Pas besoin d’être 100 non plus. À une dizaine, l’effet de nombre joue déjà. À l’image du seul resto-basket jamais effectué par Bastien, il y a une trentaine d’années à Marseille. Souvenir : « Je traînais alors avec une bande de rockeurs-motards sans le sou. On a décidé un jour de se faire un resto-basket, dans un établissement trop cher pour nous. Avec nos dégaines, le patron a tout de suite flairé l’embrouille... Il est même venu nous expliquer qu’il avait du mal à joindre les deux bouts – j’avais de la peine pour lui. À la fin, on s’est quand même tous tous rués à l’extérieur, en explosant la porte au passage et en piétinant le chien couché à l’entrée… On a couru vingt mètres, puis on s’est mis à marcher – qu’est-ce que le mec pouvait faire, de toute façon ? »

O comme « Oh mince, j’ai oublié de payer ! »

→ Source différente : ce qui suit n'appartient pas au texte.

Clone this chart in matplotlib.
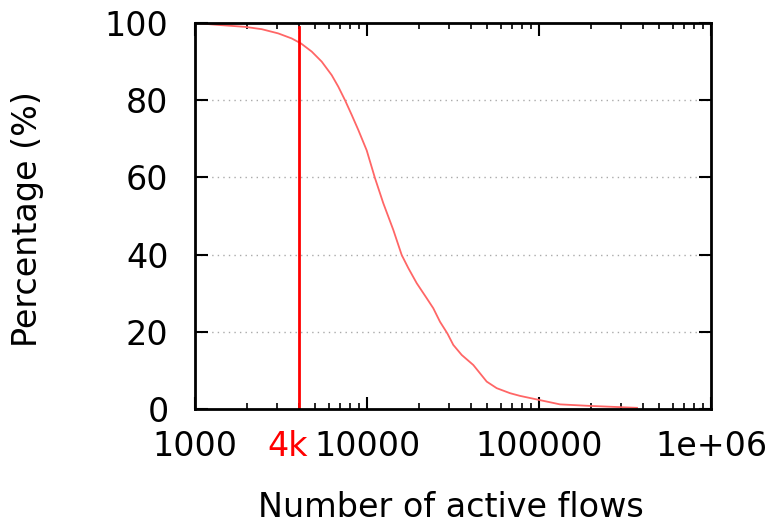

Ce que vous direz... si on vous attrape.

P comme « Plaisir »

Contrasté. C’est jouissif de jouer avec les règles. De « commander les plats les plus chers, ceux que tu ne pourrais jamais te payer », note Caroline. Et de «  prendre un grand coup d’adrénaline au moment de t’enfuir », complète Jacques. Mais le stress peut aussi gâcher le plaisir. Caroline encore : «  Je n’ai jamais vraiment profité d’un repas que j’avais prévu de ne pas régler. La perspective de la fuite plane tout au long, elle t’empêche de savourer. »

Q comme « Qualité »

Quitte à prendre des risques, autant que ça en vaille la peine. Pour Jacques, qui ne s’est jamais fait chopper, les resto-baskets sont l’occasion de fréquenter des établissements qu’il ne pourrait pas se payer, « style t’as deux ou trois serveurs qui s’occupent de toi, et tu manges vraiment bien. » Plus difficile quand l’addition est salée ? « Pas forcément. Ils sont tellement persuadés que le client est roi qu’ils n’imaginent pas que tu vas la leur faire à l’envers. »

R comme « Rétorsion »

Quand la bouffe n’est pas bonne, le resto-basket est un devoir.

S comme « Standing »

Pour ne pas se faire chopper, mieux vaut la jouer caméléon. Et s’adapter au standing de l’établissement, recommande Jacques : « S’il s’agit d’un bon resto, je repasse mes habits et mets une petite chemise. Rien de fou : les classes moyennes supérieures ne se mettent pas sur leur 31 pour aller au resto... Il s’agit juste de bien présenter, avec les bons codes. »

T comme « Trébucher »

À éviter si vous partez en courant. Au risque sinon de prendre cher. Fabrice se souvient ainsi de pintes descendues en terrasse d’un bar touristique : « On était une douzaine, on a descendu cinq bières chacun. Avant de nous rendre compte que la pinte était à 8 €. On s’est motivés pour partir en courant, mais on a renversé la table en nous levant. L’un d’entre nous s’est emmêlé les pattes dedans, les serveurs lui ont sauté dessus. Il a dû payer pour tout le monde, il y en avait pour 500 €... »

U comme Urgence

L’urgence de fuir pour ne pas risquer d’y finir.

W comme WC

S’y cacher ? Mauvaise idée. On ne fuit pas aux toilettes. Tout au plus, on s’y barricade. Et encore... Ainsi de cette histoire vécue par Caroline : « J’étais avec une copine à Barcelone, sans un rond. On va quand même au resto, puis on décide de se barrer en courant. Sauf que le patron nous poursuit. Et gagne peu à peu du terrain. À bout de souffle, on se réfugie dans un kebab et on s’enferme dans ses toilettes. Le mec était de l’autre côté, à taper sur la porte, il a bien fallu sortir… Il nous a ramenées à son établissement et on a réglé la note. Pas glorieux. »


1 Les prénoms ont été modifiés.

2 Dans 80% des cas, à en croire la CGT Restauration.

3 « De l’art et la manière du resto-basket », billet mis en ligne le 31 juillet 2016.